**Exercise:**
Please output exactly the lines of the material from the first through the line containing "from bokeh.core.properties import value", and nothing more.

**Recorded data:**
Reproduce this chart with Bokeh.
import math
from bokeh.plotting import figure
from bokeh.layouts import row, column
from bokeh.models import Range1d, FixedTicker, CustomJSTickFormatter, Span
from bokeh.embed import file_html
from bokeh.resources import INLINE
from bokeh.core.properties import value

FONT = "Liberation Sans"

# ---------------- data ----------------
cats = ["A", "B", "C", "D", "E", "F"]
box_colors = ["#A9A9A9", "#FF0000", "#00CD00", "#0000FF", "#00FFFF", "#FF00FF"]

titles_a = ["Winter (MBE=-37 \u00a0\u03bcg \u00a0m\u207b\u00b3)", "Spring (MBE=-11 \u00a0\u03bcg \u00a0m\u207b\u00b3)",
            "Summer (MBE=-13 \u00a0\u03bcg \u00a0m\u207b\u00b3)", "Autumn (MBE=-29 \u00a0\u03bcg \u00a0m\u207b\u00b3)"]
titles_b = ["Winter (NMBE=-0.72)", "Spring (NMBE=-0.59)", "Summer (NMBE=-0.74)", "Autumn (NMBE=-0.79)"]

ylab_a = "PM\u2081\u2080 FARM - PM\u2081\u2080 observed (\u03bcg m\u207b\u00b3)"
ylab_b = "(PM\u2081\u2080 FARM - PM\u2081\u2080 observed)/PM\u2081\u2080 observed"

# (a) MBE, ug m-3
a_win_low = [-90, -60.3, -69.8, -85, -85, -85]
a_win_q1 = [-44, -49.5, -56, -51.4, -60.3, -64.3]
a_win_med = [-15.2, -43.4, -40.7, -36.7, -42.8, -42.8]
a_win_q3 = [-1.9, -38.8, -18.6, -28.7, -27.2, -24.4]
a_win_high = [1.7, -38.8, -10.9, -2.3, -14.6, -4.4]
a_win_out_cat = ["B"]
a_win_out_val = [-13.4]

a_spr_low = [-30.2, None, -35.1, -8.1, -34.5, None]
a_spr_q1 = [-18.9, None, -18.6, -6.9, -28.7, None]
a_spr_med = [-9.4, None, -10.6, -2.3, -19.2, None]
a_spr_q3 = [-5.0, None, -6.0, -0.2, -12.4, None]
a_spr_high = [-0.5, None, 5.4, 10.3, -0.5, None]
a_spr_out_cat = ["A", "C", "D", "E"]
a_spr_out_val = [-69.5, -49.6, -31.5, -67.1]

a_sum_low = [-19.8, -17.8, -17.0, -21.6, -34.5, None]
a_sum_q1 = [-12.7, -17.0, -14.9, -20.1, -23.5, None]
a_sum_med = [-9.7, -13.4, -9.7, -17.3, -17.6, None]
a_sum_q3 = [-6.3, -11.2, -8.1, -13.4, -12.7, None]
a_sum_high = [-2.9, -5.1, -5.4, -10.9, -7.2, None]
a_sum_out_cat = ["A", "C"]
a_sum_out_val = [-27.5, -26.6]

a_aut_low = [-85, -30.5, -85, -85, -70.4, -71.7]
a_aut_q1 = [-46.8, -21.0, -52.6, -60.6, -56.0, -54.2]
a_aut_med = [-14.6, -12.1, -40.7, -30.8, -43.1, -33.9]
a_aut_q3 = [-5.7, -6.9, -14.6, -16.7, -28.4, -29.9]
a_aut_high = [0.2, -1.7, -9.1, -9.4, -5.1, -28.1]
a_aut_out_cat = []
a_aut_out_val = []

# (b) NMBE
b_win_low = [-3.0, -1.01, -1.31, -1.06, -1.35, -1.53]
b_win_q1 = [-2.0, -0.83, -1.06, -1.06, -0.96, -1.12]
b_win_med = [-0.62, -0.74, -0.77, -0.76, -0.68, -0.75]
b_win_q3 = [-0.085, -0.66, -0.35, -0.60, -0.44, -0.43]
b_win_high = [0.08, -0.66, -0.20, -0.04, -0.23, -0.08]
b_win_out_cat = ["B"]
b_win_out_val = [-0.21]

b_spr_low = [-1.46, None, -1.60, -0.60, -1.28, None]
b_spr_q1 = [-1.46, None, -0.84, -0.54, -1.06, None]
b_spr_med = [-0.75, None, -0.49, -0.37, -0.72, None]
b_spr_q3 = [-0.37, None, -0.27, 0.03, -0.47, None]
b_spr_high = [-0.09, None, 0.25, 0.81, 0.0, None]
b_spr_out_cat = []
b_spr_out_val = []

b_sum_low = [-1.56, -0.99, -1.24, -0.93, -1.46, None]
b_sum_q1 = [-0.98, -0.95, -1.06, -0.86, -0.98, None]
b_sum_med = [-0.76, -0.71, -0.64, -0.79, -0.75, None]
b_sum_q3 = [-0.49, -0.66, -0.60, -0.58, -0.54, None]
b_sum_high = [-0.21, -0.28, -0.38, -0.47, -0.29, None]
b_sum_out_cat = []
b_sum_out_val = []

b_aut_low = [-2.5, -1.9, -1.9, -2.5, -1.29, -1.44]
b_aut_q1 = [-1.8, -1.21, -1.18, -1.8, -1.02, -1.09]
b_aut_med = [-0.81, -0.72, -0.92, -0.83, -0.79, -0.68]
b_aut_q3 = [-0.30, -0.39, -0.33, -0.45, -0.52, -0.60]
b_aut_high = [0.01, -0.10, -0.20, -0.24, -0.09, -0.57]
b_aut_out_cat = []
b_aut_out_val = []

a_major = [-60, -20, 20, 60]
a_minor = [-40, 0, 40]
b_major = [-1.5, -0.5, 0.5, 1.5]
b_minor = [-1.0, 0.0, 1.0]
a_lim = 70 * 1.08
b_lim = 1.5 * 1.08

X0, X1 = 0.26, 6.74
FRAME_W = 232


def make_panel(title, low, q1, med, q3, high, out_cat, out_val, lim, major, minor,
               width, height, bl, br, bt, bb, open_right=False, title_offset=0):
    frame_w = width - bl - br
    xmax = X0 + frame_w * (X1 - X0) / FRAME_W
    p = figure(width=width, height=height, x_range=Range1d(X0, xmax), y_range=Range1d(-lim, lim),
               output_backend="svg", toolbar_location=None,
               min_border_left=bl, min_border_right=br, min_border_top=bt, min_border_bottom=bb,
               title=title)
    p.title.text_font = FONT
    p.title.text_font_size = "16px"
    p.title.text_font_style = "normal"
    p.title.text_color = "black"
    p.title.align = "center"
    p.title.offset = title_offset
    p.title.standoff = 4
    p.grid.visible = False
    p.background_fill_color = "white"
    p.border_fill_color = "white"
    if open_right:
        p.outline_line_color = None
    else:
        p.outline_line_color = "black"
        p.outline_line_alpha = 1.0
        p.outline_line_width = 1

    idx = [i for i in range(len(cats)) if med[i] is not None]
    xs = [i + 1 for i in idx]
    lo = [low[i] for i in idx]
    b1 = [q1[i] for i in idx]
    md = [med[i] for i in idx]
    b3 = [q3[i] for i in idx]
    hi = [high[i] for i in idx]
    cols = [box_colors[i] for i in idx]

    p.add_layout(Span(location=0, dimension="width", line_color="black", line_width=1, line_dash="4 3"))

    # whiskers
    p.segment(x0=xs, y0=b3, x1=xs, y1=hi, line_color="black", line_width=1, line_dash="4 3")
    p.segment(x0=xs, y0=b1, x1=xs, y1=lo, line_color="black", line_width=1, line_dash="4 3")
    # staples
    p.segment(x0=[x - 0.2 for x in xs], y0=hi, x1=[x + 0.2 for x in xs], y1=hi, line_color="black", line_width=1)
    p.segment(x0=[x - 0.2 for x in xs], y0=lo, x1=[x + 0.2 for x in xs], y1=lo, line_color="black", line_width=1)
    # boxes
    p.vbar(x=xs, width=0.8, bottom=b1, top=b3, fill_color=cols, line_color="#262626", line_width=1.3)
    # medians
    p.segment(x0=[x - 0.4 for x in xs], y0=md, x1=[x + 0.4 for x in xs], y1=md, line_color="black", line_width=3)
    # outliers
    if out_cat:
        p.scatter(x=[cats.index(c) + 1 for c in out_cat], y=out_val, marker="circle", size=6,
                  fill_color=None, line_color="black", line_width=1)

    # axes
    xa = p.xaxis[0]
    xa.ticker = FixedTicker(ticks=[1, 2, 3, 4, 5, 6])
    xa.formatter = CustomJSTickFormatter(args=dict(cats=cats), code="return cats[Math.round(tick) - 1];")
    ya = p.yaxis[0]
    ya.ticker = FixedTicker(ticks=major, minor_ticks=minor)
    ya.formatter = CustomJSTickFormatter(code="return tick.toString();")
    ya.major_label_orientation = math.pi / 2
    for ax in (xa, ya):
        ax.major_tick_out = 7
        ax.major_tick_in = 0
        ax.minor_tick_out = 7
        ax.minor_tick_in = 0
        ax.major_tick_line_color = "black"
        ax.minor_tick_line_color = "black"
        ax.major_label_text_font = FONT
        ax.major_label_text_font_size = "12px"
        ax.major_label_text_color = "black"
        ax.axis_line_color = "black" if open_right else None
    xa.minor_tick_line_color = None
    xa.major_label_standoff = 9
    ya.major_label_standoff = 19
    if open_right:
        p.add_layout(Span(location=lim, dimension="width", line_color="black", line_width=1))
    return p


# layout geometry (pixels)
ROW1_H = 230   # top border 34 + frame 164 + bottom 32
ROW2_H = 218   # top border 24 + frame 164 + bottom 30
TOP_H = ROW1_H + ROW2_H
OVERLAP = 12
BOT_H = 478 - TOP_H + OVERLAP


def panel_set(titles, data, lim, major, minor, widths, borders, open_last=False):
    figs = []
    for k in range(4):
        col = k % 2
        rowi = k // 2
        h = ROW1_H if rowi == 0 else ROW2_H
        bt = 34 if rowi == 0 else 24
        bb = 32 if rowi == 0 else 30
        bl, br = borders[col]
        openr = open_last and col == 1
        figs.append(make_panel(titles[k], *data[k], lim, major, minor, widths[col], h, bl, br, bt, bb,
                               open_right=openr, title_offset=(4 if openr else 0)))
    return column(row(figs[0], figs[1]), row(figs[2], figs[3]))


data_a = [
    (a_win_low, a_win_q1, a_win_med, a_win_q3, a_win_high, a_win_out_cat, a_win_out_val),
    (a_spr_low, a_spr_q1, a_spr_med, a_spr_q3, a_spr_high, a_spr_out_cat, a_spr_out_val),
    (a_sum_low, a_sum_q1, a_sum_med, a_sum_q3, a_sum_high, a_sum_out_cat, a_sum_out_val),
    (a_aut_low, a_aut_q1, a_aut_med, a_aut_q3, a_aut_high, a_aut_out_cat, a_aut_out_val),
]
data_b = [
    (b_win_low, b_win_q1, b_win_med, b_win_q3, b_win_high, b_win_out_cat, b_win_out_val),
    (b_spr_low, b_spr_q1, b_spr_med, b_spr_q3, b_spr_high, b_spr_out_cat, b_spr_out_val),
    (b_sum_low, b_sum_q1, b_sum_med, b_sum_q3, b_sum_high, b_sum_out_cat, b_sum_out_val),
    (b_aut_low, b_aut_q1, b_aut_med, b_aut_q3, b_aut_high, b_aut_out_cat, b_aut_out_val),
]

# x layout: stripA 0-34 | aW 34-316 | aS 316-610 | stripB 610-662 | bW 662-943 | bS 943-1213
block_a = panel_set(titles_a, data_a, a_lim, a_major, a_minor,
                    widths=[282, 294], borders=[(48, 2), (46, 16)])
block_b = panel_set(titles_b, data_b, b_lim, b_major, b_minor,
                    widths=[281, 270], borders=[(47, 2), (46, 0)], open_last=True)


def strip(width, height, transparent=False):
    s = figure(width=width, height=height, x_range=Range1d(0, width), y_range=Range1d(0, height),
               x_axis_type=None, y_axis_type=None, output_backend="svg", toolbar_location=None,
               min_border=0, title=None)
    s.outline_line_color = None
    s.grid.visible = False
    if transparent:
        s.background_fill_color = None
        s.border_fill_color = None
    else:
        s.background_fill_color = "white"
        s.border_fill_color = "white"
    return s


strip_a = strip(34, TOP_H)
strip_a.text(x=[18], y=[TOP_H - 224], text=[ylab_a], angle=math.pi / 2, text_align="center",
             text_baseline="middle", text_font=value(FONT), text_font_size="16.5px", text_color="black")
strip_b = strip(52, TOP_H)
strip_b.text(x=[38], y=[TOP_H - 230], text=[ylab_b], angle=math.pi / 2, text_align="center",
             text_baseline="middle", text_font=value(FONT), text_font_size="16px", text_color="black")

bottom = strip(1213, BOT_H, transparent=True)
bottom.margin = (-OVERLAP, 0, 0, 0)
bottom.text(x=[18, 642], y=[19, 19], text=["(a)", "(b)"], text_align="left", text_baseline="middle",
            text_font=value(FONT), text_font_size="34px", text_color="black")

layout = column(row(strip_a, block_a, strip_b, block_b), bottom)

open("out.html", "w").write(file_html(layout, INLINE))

**Result of the exercise:**
Reproduce this chart with Bokeh.
import math
from bokeh.plotting import figure
from bokeh.layouts import row, column
from bokeh.models import Range1d, FixedTicker, CustomJSTickFormatter, Span
from bokeh.embed import file_html
from bokeh.resources import INLINE
from bokeh.core.properties import value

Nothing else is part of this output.